The Infinity Gauntlet

At the start of The Infinity Gauntlet, the alien nihilist Thanos has collected the six Infinity Gems and attached them to his gauntlet. With their combined power, he becomes god-like. Hoping to win the affection of Mistress Death, the living embodiment of death in the Marvel Universe, Thanos uses his powers to kill half of the living beings in the universe.

If that sounds familiar, you’ve been paying attention to the greatest movie franchise in the history of cinema. A 1991 series, The Infinity Gauntlet has it’s roots in 1970s stories written by Jim Starlin, one in particular called The Life and Death of Captain Marvel. Infinity Gauntlet then spawned two immediate sequels: The Infinity War (1992) and The Infinity Crusade (1993).

Fans bemoan the convoluted continuity of comics but it is storylines like Infinity Gauntlet that remind us how gosh-danged magical comics books can be. It’s a storyline that has spawned decades.

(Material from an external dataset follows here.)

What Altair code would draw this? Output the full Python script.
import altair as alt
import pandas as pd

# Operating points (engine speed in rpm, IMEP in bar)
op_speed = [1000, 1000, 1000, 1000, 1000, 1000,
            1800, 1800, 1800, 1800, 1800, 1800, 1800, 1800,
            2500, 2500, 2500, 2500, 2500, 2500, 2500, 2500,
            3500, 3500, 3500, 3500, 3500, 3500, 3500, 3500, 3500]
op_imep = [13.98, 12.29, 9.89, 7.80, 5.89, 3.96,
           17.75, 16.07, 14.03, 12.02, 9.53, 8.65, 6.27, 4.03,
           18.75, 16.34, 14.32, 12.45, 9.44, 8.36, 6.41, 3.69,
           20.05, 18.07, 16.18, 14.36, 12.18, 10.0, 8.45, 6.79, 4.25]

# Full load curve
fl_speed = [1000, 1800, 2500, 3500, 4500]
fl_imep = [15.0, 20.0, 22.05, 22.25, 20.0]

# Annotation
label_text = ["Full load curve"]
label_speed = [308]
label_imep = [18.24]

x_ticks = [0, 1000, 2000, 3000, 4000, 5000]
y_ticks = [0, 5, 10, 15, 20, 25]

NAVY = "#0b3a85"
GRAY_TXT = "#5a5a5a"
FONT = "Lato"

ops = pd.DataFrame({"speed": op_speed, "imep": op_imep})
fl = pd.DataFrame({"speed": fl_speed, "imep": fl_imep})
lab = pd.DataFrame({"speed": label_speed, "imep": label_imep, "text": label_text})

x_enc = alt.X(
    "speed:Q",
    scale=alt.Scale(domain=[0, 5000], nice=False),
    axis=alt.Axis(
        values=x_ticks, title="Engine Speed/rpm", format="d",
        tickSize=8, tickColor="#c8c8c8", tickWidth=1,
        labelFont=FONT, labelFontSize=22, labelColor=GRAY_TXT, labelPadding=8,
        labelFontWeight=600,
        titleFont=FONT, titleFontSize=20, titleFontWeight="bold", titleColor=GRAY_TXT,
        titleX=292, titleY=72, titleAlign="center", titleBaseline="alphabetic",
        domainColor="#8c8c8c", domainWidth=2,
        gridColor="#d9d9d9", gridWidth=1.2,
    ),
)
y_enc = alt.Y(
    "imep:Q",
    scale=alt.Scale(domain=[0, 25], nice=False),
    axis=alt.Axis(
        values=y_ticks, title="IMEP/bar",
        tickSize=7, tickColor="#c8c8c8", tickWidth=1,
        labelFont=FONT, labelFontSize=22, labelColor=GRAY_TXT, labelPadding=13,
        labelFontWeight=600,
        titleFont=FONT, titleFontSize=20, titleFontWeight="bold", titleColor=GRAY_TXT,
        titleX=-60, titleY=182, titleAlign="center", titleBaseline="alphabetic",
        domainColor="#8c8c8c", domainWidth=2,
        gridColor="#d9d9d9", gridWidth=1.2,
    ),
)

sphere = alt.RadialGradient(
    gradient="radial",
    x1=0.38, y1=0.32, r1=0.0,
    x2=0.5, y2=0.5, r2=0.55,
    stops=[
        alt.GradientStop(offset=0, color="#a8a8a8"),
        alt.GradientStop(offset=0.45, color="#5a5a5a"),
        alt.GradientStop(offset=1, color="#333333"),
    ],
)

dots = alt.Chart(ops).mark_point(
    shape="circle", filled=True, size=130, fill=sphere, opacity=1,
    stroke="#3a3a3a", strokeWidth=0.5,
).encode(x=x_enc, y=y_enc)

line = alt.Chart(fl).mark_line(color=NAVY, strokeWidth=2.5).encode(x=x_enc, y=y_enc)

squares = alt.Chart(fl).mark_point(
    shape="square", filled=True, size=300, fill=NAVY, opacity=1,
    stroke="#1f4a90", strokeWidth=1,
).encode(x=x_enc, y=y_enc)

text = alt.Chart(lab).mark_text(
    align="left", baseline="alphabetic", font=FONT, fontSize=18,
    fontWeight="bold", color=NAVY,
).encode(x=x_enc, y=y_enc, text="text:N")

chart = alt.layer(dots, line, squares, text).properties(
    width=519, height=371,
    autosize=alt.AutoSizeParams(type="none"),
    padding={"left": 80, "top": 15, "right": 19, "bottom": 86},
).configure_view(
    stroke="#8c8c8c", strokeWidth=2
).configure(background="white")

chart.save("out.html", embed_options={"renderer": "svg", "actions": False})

You can get Infinity Gauntlet collected in paperback for a nice price.

The Kree–Skrull War

It’s researching lists like this that I’m reminded of the absolute wonder that is the decades of Marvel Comics stories. The Kree–Skrull War is yet another iconic cosmic storyline.

The story spanned Avengers #89 – 97 and was written during the Vietnam War. Although we’ve seen threads from the story, like the introduction of the romance between Scarlet Witch and the Vision, already in the MCU, we will see more in the Captain Marvel movie.

The Kree hero Captain Marvel is captured on Earth by the Avengers. This event traps the Avengers in the middle of a galactic war that had been going on for millennia. We’ve written a full piece on the Kree–Skrull War, including an examination of the military ethics of the storyline, so I’ll point you there.

The Kree-Skrull War has a really great collected trade paperback.

Planet Hulk

Thor: Ragnarok brought elements of Planet Hulk to the MCU. And I gotta say, it did so fantastically. (And it has an animated feature-length film.)

The Planet Hulk storyline is basically thus: Some of Earth’s heroes are witness to the ongoing destruction that a rampaging Hulk inflicts upon Earth’s innocents. As a preventative measure, they jettison Hulk into space.

But you can’t keep a good Hulk from smashing, so lo and behold, the Hulk crash lands on a planet centered around gladiatorial-style battles and showmanship. Becoming their champion, the Hulk sees his influence on the planet rise…

Planet Hulk is a modern comic classic. It’s an excellent storyline already brought to the big screen. But if you are curious about the original story, it’s a comic that is an engaging and enthralling read.

Planet Hulk is collected in a Hulk-sized omnibus.